Les variants en progression

Plus tôt, vendredi, l’Institut national de santé publique (INSPQ) avait prévenu dans un briefing technique que les principaux variants représenteront plus de 50 % des nouveaux cas d’ici le début d’avril au Québec. Pour l’organisme, le constat est clair : les mesures en place sont insuffisantes pour ralentir ces nouvelles souches du coronavirus.

« Les mesures actuellement sont insuffisantes pour ralentir les variants. […] J’imagine que le gouvernement va devoir changer certaines décisions, pour ce qui est permis ce qui n’est pas permis », a expliqué le médecin épidémiologiste de l’INSPQ, le DGaston De Serres.

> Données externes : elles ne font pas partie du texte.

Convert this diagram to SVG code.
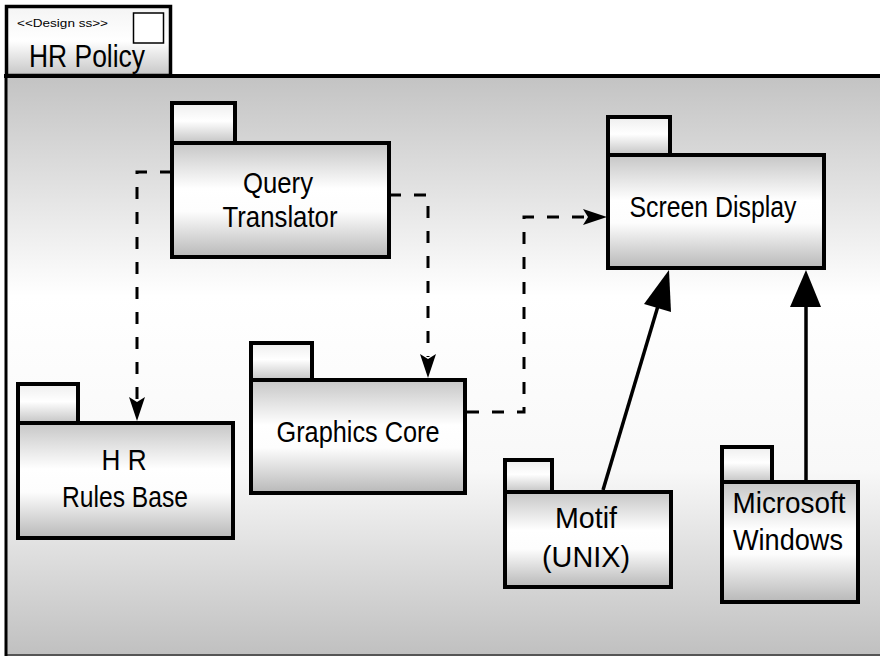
<svg xmlns="http://www.w3.org/2000/svg" width="880" height="657" viewBox="0 0 880 657">
  <defs>
    <linearGradient id="bg" x1="0" y1="0" x2="0" y2="1">
      <stop offset="0" stop-color="#c3c3c3"/>
      <stop offset="0.38" stop-color="#ffffff"/>
      <stop offset="0.68" stop-color="#f8f8f8"/>
      <stop offset="1" stop-color="#c0c0c0"/>
    </linearGradient>
    <linearGradient id="bodyGrad" x1="0" y1="0" x2="0" y2="1">
      <stop offset="0" stop-color="#c6c6c6"/>
      <stop offset="0.4" stop-color="#ffffff"/>
      <stop offset="0.6" stop-color="#fdfdfd"/>
      <stop offset="1" stop-color="#b8b8b8"/>
    </linearGradient>
    <linearGradient id="tabGrad" x1="0" y1="0" x2="0" y2="1">
      <stop offset="0" stop-color="#eeeeee"/>
      <stop offset="0.45" stop-color="#ffffff"/>
      <stop offset="1" stop-color="#c4c4c4"/>
    </linearGradient>
    <linearGradient id="frameTab" x1="0" y1="0" x2="0" y2="1">
      <stop offset="0" stop-color="#f4f4f4"/>
      <stop offset="0.5" stop-color="#ffffff"/>
      <stop offset="1" stop-color="#c6c6c6"/>
    </linearGradient>
  </defs>
  <style>
    .body { fill: url(#bodyGrad); stroke: #000; stroke-width: 4; }
    .tab { fill: url(#tabGrad); stroke: #000; stroke-width: 4; }
    .label { font-family: "Liberation Sans", Arial, sans-serif; font-size: 30px; fill: #000; text-anchor: middle; }
    .dash { fill: none; stroke: #000; stroke-width: 3; stroke-dasharray: 12 13; }
    .solid { fill: none; stroke: #000; stroke-width: 3.5; }
    .head { fill: #000; stroke: none; }
  </style>

  <g id="frame">
    <rect x="5.5" y="76" width="900" height="579" fill="url(#bg)" stroke="none"/>
    <line x1="5" y1="655" x2="880" y2="655" stroke="#555" stroke-width="2"/>
    <line x1="6" y1="76" x2="6" y2="656" stroke="#000" stroke-width="3"/>
    <line x1="4" y1="76" x2="880" y2="76" stroke="#000" stroke-width="4"/>
    <rect x="6.5" y="6.5" width="164" height="69" fill="url(#frameTab)" stroke="#000" stroke-width="3.5"/>
    <rect x="133.5" y="13" width="30" height="30" fill="#fff" stroke="#000" stroke-width="1.5"/>
    <text x="17" y="27" font-family="Liberation Sans, Arial, sans-serif" font-size="11" textLength="91" lengthAdjust="spacingAndGlyphs">&lt;&lt;Design ss&gt;&gt;</text>
    <text x="29" y="67" font-family="Liberation Sans, Arial, sans-serif" font-size="31" textLength="116" lengthAdjust="spacingAndGlyphs">HR Policy</text>
  </g>

  <g id="connectors">
    <polyline class="dash" points="172,172 137,172 137,400"/>
    <path class="head" d="M137,421 L129,397 L137,402 L145,397 Z"/>
    <polyline class="dash" points="389,195 428,195 428,357"/>
    <path class="head" d="M428,378 L420,354 L428,359 L436,354 Z"/>
    <polyline class="dash" points="467,412 524,412 524,217 586,217"/>
    <path class="head" d="M607,217 L583,209 L588,217 L583,225 Z"/>
    <line class="solid" x1="603" y1="490" x2="658" y2="306"/>
    <path class="head" d="M669,270 L644,304 L671,312 Z"/>
    <line class="solid" x1="806" y1="482" x2="806" y2="305"/>
    <path class="head" d="M806,270 L790,307 L821,307 Z"/>
  </g>

  <g id="query-translator">
    <rect class="tab" x="172" y="103" width="63" height="40"/>
    <rect class="body" x="172" y="143" width="217" height="114"/>
    <text class="label" x="278" y="193" textLength="70" lengthAdjust="spacingAndGlyphs">Query</text>
    <text class="label" x="280" y="227" textLength="115" lengthAdjust="spacingAndGlyphs">Translator</text>
  </g>

  <g id="screen-display">
    <rect class="tab" x="608" y="117" width="62" height="38"/>
    <rect class="body" x="608" y="155" width="216" height="113"/>
    <text class="label" x="713" y="217" textLength="167" lengthAdjust="spacingAndGlyphs">Screen Display</text>
  </g>

  <g id="hr-rules-base">
    <rect class="tab" x="18" y="384" width="60" height="39"/>
    <rect class="body" x="18" y="423" width="215" height="115"/>
    <text class="label" x="124" y="470" textLength="45" lengthAdjust="spacingAndGlyphs">H R</text>
    <text class="label" x="125" y="507" textLength="126" lengthAdjust="spacingAndGlyphs">Rules Base</text>
  </g>

  <g id="graphics-core">
    <rect class="tab" x="251" y="343" width="61" height="37"/>
    <rect class="body" x="251" y="380" width="214" height="113"/>
    <text class="label" x="358" y="442" textLength="163" lengthAdjust="spacingAndGlyphs">Graphics Core</text>
  </g>

  <g id="motif-unix">
    <rect class="tab" x="505" y="460" width="47" height="32"/>
    <rect class="body" x="505" y="492" width="166" height="95"/>
    <text class="label" x="586" y="528" textLength="62" lengthAdjust="spacingAndGlyphs">Motif</text>
    <text class="label" x="586" y="567" textLength="88" lengthAdjust="spacingAndGlyphs">(UNIX)</text>
  </g>

  <g id="microsoft-windows">
    <rect class="tab" x="722" y="447" width="50" height="35"/>
    <rect class="body" x="722" y="482" width="136" height="120"/>
    <text class="label" x="789" y="513" textLength="113" lengthAdjust="spacingAndGlyphs">Microsoft</text>
    <text class="label" x="788" y="550" textLength="110" lengthAdjust="spacingAndGlyphs">Windows</text>
  </g>
</svg>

Sa position contraste fortement avec celle du gouvernement, qui a autorisé jeudi un nouvel assouplissement pour les rassemblements dans les lieux de culte, qui peuvent depuis aujourd’hui accueillir 250 personnes par bâtiment, y compris en zone rouge. Il y a trois jours, le gouvernement annonçait aussi le retour en classe à temps plein des élèves de 3e, 4e et 5e secondaires en zone rouge, dès lundi. Les spas, les gyms et les salles de spectacles rouvraient aussi vendredi.

Transparence et prudence réclamées

À l’Assemblée nationale, les partis d'opposition n'ont pas tardé à réagir vendredi. Le co-porte-parole de Québec solidaire, Gabriel Nadeau-Dubois, s’est notamment demandé « où est le plan de la CAQ pour la troisième vague ? » « Dès février, nous avons averti la CAQ que le Québec n’était pas à l’abri d’une vague variants de coronavirus. Aujourd’hui, l’INSPQ confirme nos craintes : les requins décrits par le DArruda sont en train d’encercler le Québec. Si les cas continuent d’augmenter, le gouvernement ne doit pas hésiter à faire des choix difficiles », a-t-il martelé.

La formation politique demande par ailleurs ministre au ministre de la Santé, Christian Dubé, de dévoiler son plan d’action « face à une éventuelle troisième vague dans les plus brefs délais ». « Personne ne veut revivre les montagnes russes des deux premières vagues : les Québécois s’attendent à de la transparence », a insisté M. Nadeau-Dubois.

« La situation est préoccupante, a de son côté avancé la critique libérale en Santé, Marie Montpetit. La hausse des cas, la présence d’un variant extrêmement contagieux et le faible taux de vaccination dans plusieurs régions devraient amener le gouvernement caquiste à la plus grande prudence. [...] Avec la recrudescence des cas, le gouvernement doit s’assurer d’être prêt à affronter une nouvelle vague. »

PHOTO JACQUES BOISSINOT, LA PRESSE CANADIENNE

La critique libérale en Santé, Marie Montpetit

Mme Montpetit déplore par ailleurs que le budget Girard présenté jeudi « ne contenait aucune mesure afin de faire face à une troisième vague ».

Dans les rangs péquistes, le député Joël Arseneau a aussi réclamé plus des autorités. Face aux projections de l'INSPQ et à la prépondérance anticipée des variants, le gouvernement doit plus que jamais appuyer ses décisions sur la science. Il doit faire preuve de transparence, dévoiler et suivre les avis de la Santé publique et expliquer les critères et indicateurs à l'appui de ses décisions », a-t-il lâché.